Stattdessen lud sich der Kardinal selbst in Düsseldorf-Gerresheim zur Firmungsfeier ein. Das hatte der Gemeinde gerade noch gefehlt. Man bat ihn höflich, von der Firmung abzusehen. Kardinal Woelki sah nicht ab. Daraufhin verfasste die Gemeinde den Offenen Brief, den die Rheinische Post veröffentlichte, allerdings leider hinter einer Bezahlschranke. In diesem heißt es, man habe durch die Gemeindeleitung und ‑mitglieder den Kardinal bereits früher gebeten, von der Firmung abzusehen. „Sie halten trotzdem an Ihrer Absicht fest. Wir fühlen uns dadurch ein weiteres Mal missachtet.“ Zu den Unterzeichnern zählt auch die frühere Düsseldorfer Bürgermeisterin und FDP-Bundestagsabgeordnete Marie-Agnes Strack-Zimmermann.

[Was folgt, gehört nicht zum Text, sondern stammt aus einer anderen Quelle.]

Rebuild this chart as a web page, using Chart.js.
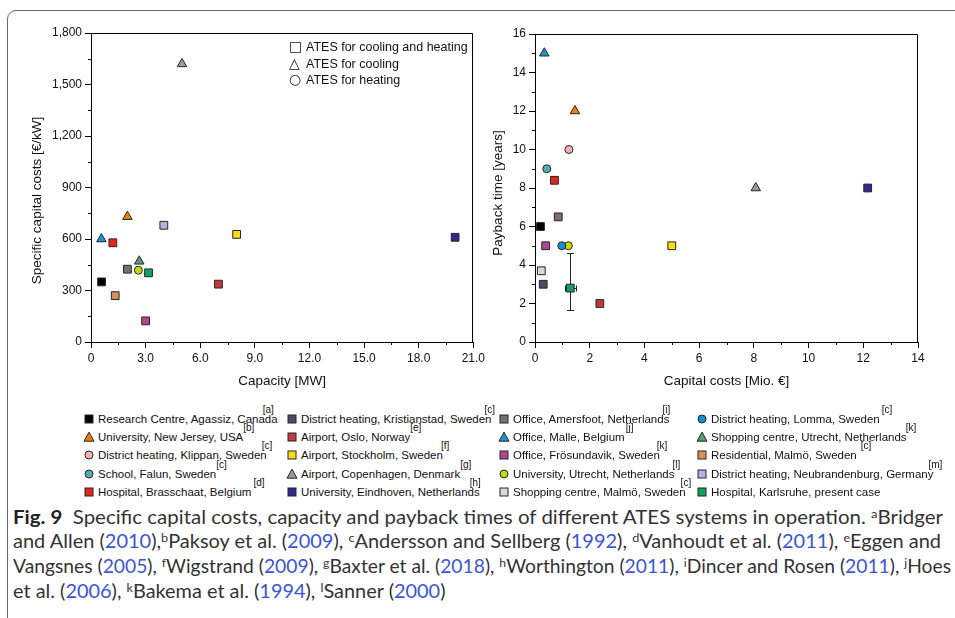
<!DOCTYPE html>
<html>
<head>
<meta charset="utf-8">
<script src="https://cdn.jsdelivr.net/npm/chart.js@4.4.1/dist/chart.umd.min.js"></script>
<style>
  body { margin: 0; width: 955px; height: 618px; overflow: hidden; position: relative; background: #fff;
         font-family: 'Liberation Sans', Arial, sans-serif; color: #111; }
  .frame { position: absolute; left: 7px; top: 10px; width: 980px; height: 640px; border: 1px solid #666;
           border-radius: 9px; box-sizing: border-box; }
  #wrapA { position: absolute; left: 0; top: 0; width: 488px; height: 400px; }
  #wrapB { position: absolute; left: 480px; top: 0; width: 475px; height: 400px; }
  .kind { position: absolute; left: 289px; font-size: 12.5px; line-height: 16px; white-space: nowrap; }
  .kind span.sym { display: inline-block; width: 17px; font-family: 'DejaVu Sans', sans-serif; font-size: 14px; }
  .item { position: absolute; font-size: 11.5px; line-height: 14px; white-space: nowrap; }
  .item svg { position: absolute; }
  .item sup { position: relative; font-size: 10px; vertical-align: baseline; }
  .cap { position: absolute; left: 13px; font-family: Lato, 'Open Sans', sans-serif; font-size: 19px;
         line-height: 24px; color: #333; white-space: nowrap; transform-origin: 0 50%; }
  .cap b { color: #222; }
  .cap sup { font-size: 12px; vertical-align: 6px; line-height: 0; }
  .cap .y { color: #3b55d9; }
</style>
</head>
<body>
<div class="frame"></div>
<div id="wrapA"><canvas id="chartA"></canvas></div>
<div id="wrapB"><canvas id="chartB"></canvas></div>
<div id="kinds"></div>
<div id="legend"></div>
<div class="cap" style="top:505px"><b>Fig. 9</b>&nbsp; Specific capital costs, capacity and payback times of different ATES systems in operation. <sup>a</sup>Bridger</div>
<div class="cap" style="top:529px">and Allen (<span class="y">2010</span>),<sup>b</sup>Paksoy et al. (<span class="y">2009</span>), <sup>c</sup>Andersson and Sellberg (<span class="y">1992</span>), <sup>d</sup>Vanhoudt et al. (<span class="y">2011</span>), <sup>e</sup>Eggen and</div>
<div class="cap" style="top:554px">Vangsnes (<span class="y">2005</span>), <sup>f</sup>Wigstrand (<span class="y">2009</span>), <sup>g</sup>Baxter et al. (<span class="y">2018</span>), <sup>h</sup>Worthington (<span class="y">2011</span>), <sup>i</sup>Dincer and Rosen (<span class="y">2011</span>), <sup>j</sup>Hoes</div>
<div class="cap" style="top:579px">et al. (<span class="y">2006</span>), <sup>k</sup>Bakema et al. (<span class="y">1994</span>), <sup>l</sup>Sanner (<span class="y">2000</span>)</div>
<script>
const siteNames = [
  'Research Centre, Agassiz, Canada', 'District heating, Kristianstad, Sweden', 'Office, Amersfoot, Netherlands', 'District heating, Lomma, Sweden',
  'University, New Jersey, USA', 'Airport, Oslo, Norway', 'Office, Malle, Belgium', 'Shopping centre, Utrecht, Netherlands',
  'District heating, Klippan, Sweden', 'Airport, Stockholm, Sweden', 'Office, Frösundavik, Sweden', 'Residential, Malmö, Sweden',
  'School, Falun, Sweden', 'Airport, Copenhagen, Denmark', 'University, Utrecht, Netherlands', 'District heating, Neubrandenburg, Germany',
  'Hospital, Brasschaat, Belgium', 'University, Eindhoven, Netherlands', 'Shopping centre, Malmö, Sweden', 'Hospital, Karlsruhe, present case',
];
const refTags = ['a', 'c', 'i', 'c', 'b', 'e', 'j', 'k', 'c', 'f', 'k', 'c', 'c', 'g', 'l', 'm', 'd', 'h', 'c', ''];

// left panel: capacity [MW] vs specific capital costs [€/kW]
const capacityMW = [0.58, null, 2.0, null, 2.0, 7.0, 0.57, 2.65, null, 8.0, 3.0, 1.33, null, 5.0, 2.6, 4.0, 1.2, 20.0, null, 3.16];
const specificCosts = [350, null, 424, null, 730, 337, 600, 470, null, 627, 123, 270, null, 1620, 418, 680, 578, 610, null, 403];

// right panel: capital costs [Mio. €] vs payback time [years]
const capitalCosts = [0.2, 0.3, 0.85, 0.98, 1.46, 2.37, 0.34, null, 1.24, 5.0, 0.39, null, 0.43, 8.07, 1.22, null, 0.71, 12.16, 0.23, 1.29];
const paybackYears = [6, 3, 6.5, 5, 12, 2, 15, null, 10, 5, 5, null, 9, 8, 5, null, 8.4, 8, 3.7, 2.8];

// Karlsruhe ranges (error bars)
const karlsruheCostRange = [1.1, 1.49];
const karlsruhePaybackRange = [1.64, 4.6];

const kindLabels = ['ATES for cooling and heating', 'ATES for cooling', 'ATES for heating'];
const kindSymbols = ['\u25A1', '\u25B3', '\u25CB'];

// marker styles
const markerShapes = [
  'rect', 'rect', 'rect', 'circle',
  'triangle', 'rect', 'triangle', 'triangle',
  'circle', 'rect', 'rect', 'rect',
  'circle', 'triangle', 'circle', 'rect',
  'rect', 'rect', 'rect', 'rect',
];
const markerColors = [
  '#000000', '#4d4b60', '#7b6f68', '#1a8fd0',
  '#ef7f0a', '#c4393f', '#1a95d0', '#5a9f6e',
  '#f6b4b6', '#f7dc16', '#b4448f', '#d8915e',
  '#5aa9b3', '#9a9a9a', '#c5d911', '#b6b0e0',
  '#e5251f', '#2f2a8f', '#d9d9d9', '#12a05e',
];
const supShift = [-15, -7, -7, 2, 0, 0, 1, -1, -5, -2, -3, 4, 0, 0, -2, -5, 2, -10, -5, 0];

const AXIS_FONT = "'Liberation Sans', Arial, sans-serif";
Chart.defaults.font.family = AXIS_FONT;
Chart.defaults.color = '#111';

function isMajor(value, major) {
  const q = value / major;
  return Math.abs(q - Math.round(q)) < 1e-6;
}

function makeAxis({ min, max, step, major, format, title, size }) {
  return {
    type: 'linear',
    min,
    max,
    afterFit: axis => {
      if (axis.isHorizontal()) axis.height = size;
      else axis.width = size;
    },
    ticks: {
      stepSize: step,
      autoSkip: false,
      maxRotation: 0,
      padding: 3,
      color: '#111',
      font: { size: 12 },
      callback: value => (isMajor(value, major) ? format(value) : ''),
    },
    grid: {
      drawOnChartArea: false,
      tickLength: 6,
      tickWidth: 1,
      tickColor: ctx => (ctx.tick && isMajor(ctx.tick.value, major) ? '#000' : 'rgba(0,0,0,0)'),
    },
    border: { display: true, color: '#000', width: 1 },
    title: { display: !!title, text: title || '', color: '#111', font: { size: 13.5 }, padding: { top: 4, bottom: 4 } },
  };
}

const frameAndMinorTicks = {
  id: 'frameAndMinorTicks',
  afterDraw(chart) {
    const { ctx, chartArea: area, scales } = chart;
    ctx.save();
    ctx.strokeStyle = '#000';
    ctx.lineWidth = 1;
    ctx.beginPath();
    const top = Math.round(area.top) + 0.5;
    const right = Math.round(area.right) - 0.5;
    ctx.moveTo(area.left, top);
    ctx.lineTo(right, top);
    ctx.lineTo(right, area.bottom);
    scales.x.ticks.forEach(t => {
      if (t.label !== '') return;
      const x = Math.round(scales.x.getPixelForValue(t.value)) + 0.5;
      ctx.moveTo(x, area.bottom);
      ctx.lineTo(x, area.bottom + 3);
    });
    scales.y.ticks.forEach(t => {
      if (t.label !== '') return;
      const y = Math.round(scales.y.getPixelForValue(t.value)) + 0.5;
      ctx.moveTo(area.left, y);
      ctx.lineTo(area.left - 3, y);
    });
    ctx.stroke();
    ctx.restore();
  },
};

// y title drawn slightly below the axis centre, as in the original figure
const shiftedYTitle = {
  id: 'shiftedYTitle',
  afterDraw(chart, args, opts) {
    const { ctx, chartArea: area } = chart;
    ctx.save();
    ctx.translate(opts.x, (area.top + area.bottom) / 2 + opts.shift);
    ctx.rotate(-Math.PI / 2);
    ctx.font = `13.5px ${AXIS_FONT}`;
    ctx.fillStyle = '#111';
    ctx.textAlign = 'center';
    ctx.textBaseline = 'middle';
    ctx.fillText(opts.text, 0, 0);
    ctx.restore();
  },
};

const karlsruheErrorBars = {
  id: 'karlsruheErrorBars',
  beforeDatasetsDraw(chart) {
    const { ctx, scales } = chart;
    const i = siteNames.length - 1;
    const cx = Math.round(scales.x.getPixelForValue(capitalCosts[i])) + 0.5;
    const cy = Math.round(scales.y.getPixelForValue(paybackYears[i])) + 0.5;
    const yLo = Math.round(scales.y.getPixelForValue(karlsruhePaybackRange[0])) + 0.5;
    const yHi = Math.round(scales.y.getPixelForValue(karlsruhePaybackRange[1])) + 0.5;
    const xLo = Math.round(scales.x.getPixelForValue(karlsruheCostRange[0])) + 0.5;
    const xHi = Math.round(scales.x.getPixelForValue(karlsruheCostRange[1])) + 0.5;
    ctx.save();
    ctx.strokeStyle = '#222';
    ctx.lineWidth = 1;
    ctx.beginPath();
    ctx.moveTo(cx, yLo); ctx.lineTo(cx, yHi);
    ctx.moveTo(cx - 3.5, yLo); ctx.lineTo(cx + 3.5, yLo);
    ctx.moveTo(cx - 3.5, yHi); ctx.lineTo(cx + 3.5, yHi);
    ctx.moveTo(xLo, cy); ctx.lineTo(xHi, cy);
    ctx.moveTo(xLo, cy - 3); ctx.lineTo(xLo, cy + 3);
    ctx.moveTo(xHi, cy - 3); ctx.lineTo(xHi, cy + 3);
    ctx.stroke();
    ctx.restore();
  },
};

function buildDatasets(xs, ys) {
  return siteNames.map((name, i) => ({
    label: name,
    data: xs[i] == null || ys[i] == null ? [] : [{ x: xs[i], y: ys[i] }],
    pointStyle: markerShapes[i],
    pointRadius: markerShapes[i] === 'circle' ? 4 : 5.5,
    backgroundColor: markerColors[i],
    borderColor: '#262626',
    borderWidth: 1,
  }));
}

function baseOptions(padding, xAxis, yAxis, yTitle) {
  return {
    responsive: true,
    maintainAspectRatio: false,
    animation: false,
    layout: { padding },
    plugins: { legend: { display: false }, tooltip: { enabled: false }, shiftedYTitle: yTitle },
    scales: { x: xAxis, y: yAxis },
  };
}

new Chart(document.getElementById('chartA').getContext('2d'), {
  type: 'scatter',
  data: { datasets: buildDatasets(capacityMW, specificCosts) },
  options: baseOptions(
    { left: 25, top: 33, right: 14, bottom: 7 },
    makeAxis({ min: 0, max: 21, step: 1.5, major: 3, format: v => (v === 0 ? '0' : v.toFixed(1)), title: 'Capacity [MW]', size: 51 }),
    makeAxis({ min: 0, max: 1800, step: 150, major: 300, format: v => v.toLocaleString('en-US'), size: 66 }),
    { text: 'Specific capital costs [€/kW]', x: 37, shift: 13 },
  ),
  plugins: [frameAndMinorTicks, shiftedYTitle],
});

new Chart(document.getElementById('chartB').getContext('2d'), {
  type: 'scatter',
  data: { datasets: buildDatasets(capitalCosts, paybackYears) },
  options: baseOptions(
    { left: 6, top: 34, right: 37, bottom: 7 },
    makeAxis({ min: 0, max: 14, step: 1, major: 2, format: v => String(v), title: 'Capital costs [Mio. €]', size: 51 }),
    makeAxis({ min: 0, max: 16, step: 1, major: 2, format: v => String(v), size: 49 }),
    { text: 'Payback time [years]', x: 18, shift: 5 },
  ),
  plugins: [frameAndMinorTicks, karlsruheErrorBars, shiftedYTitle],
});

// system type key inside the left panel
const kinds = document.getElementById('kinds');
kindLabels.forEach((label, i) => {
  const div = document.createElement('div');
  div.className = 'kind';
  div.style.top = (38 + i * 16.5) + 'px';
  div.innerHTML = `<span class="sym">${kindSymbols[i]}</span>${label}`;
  kinds.appendChild(div);
});

// site legend below the panels
function markerSvg(shape, color) {
  let mark;
  if (shape === 'rect') mark = `<rect x="2" y="2" width="8" height="8" fill="${color}" stroke="#262626" stroke-width="1"/>`;
  else if (shape === 'triangle') mark = `<polygon points="6,1.2 11,10.2 1,10.2" fill="${color}" stroke="#262626" stroke-width="1"/>`;
  else mark = `<circle cx="6" cy="6" r="4" fill="${color}" stroke="#262626" stroke-width="1"/>`;
  return `<svg width="12" height="12" viewBox="0 0 12 12" style="left:-15px;top:1px">${mark}</svg>`;
}

const columnX = [98, 301, 513, 711];
const rowY = [419, 437, 455, 474, 492];
const legend = document.getElementById('legend');
siteNames.forEach((name, i) => {
  const div = document.createElement('div');
  div.className = 'item';
  div.style.left = columnX[i % 4] + 'px';
  div.style.top = (rowY[Math.floor(i / 4)] - 7) + 'px';
  const sup = refTags[i] ? `<sup style="left:${supShift[i]}px;top:-10px">[${refTags[i]}]</sup>` : '';
  div.innerHTML = markerSvg(markerShapes[i], markerColors[i]) + name + sup;
  legend.appendChild(div);
});

// fit caption lines to the figure width
const capLines = document.querySelectorAll('.cap');
const capTargets = [930, 928, 938];
const fitScales = [];
capLines.forEach((el, i) => {
  if (i < capTargets.length) {
    const s = capTargets[i] / el.getBoundingClientRect().width;
    fitScales.push(s);
    el.style.transform = `scaleX(${s})`;
  }
});
const meanScale = fitScales.reduce((a, b) => a + b, 0) / fitScales.length;
capLines[3].style.transform = `scaleX(${meanScale})`;
</script>
</body>
</html>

Am kommenden Donnerstag ist nun ein Gespräch zwischen Woelki, Mitgliedern des Pfarrgemeinderats und weiteren Vertretern der Gemeinde geplant. Auch hier kommt Kritik im offenen Brief: „Medienvertreter sind dazu von Ihnen nicht gewünscht. Einen offenen Dialog auf Augenhöhe stellen wir uns anders vor!“
In dem Offenen Brief heißt es weiter, das Sakrament der Firmung könne nur jemand vollziehen, „der als Christ in seinem Amt und in seinem Handeln glaubwürdig ist. Sie sind das leider für uns nicht mehr“. Die Firmungsfeier dürfe nicht instrumentalisiert werden, um „den verlorenen Kontakt zur Basis“ zu suchen — und umgekehrt auch nicht für Protestaktionen.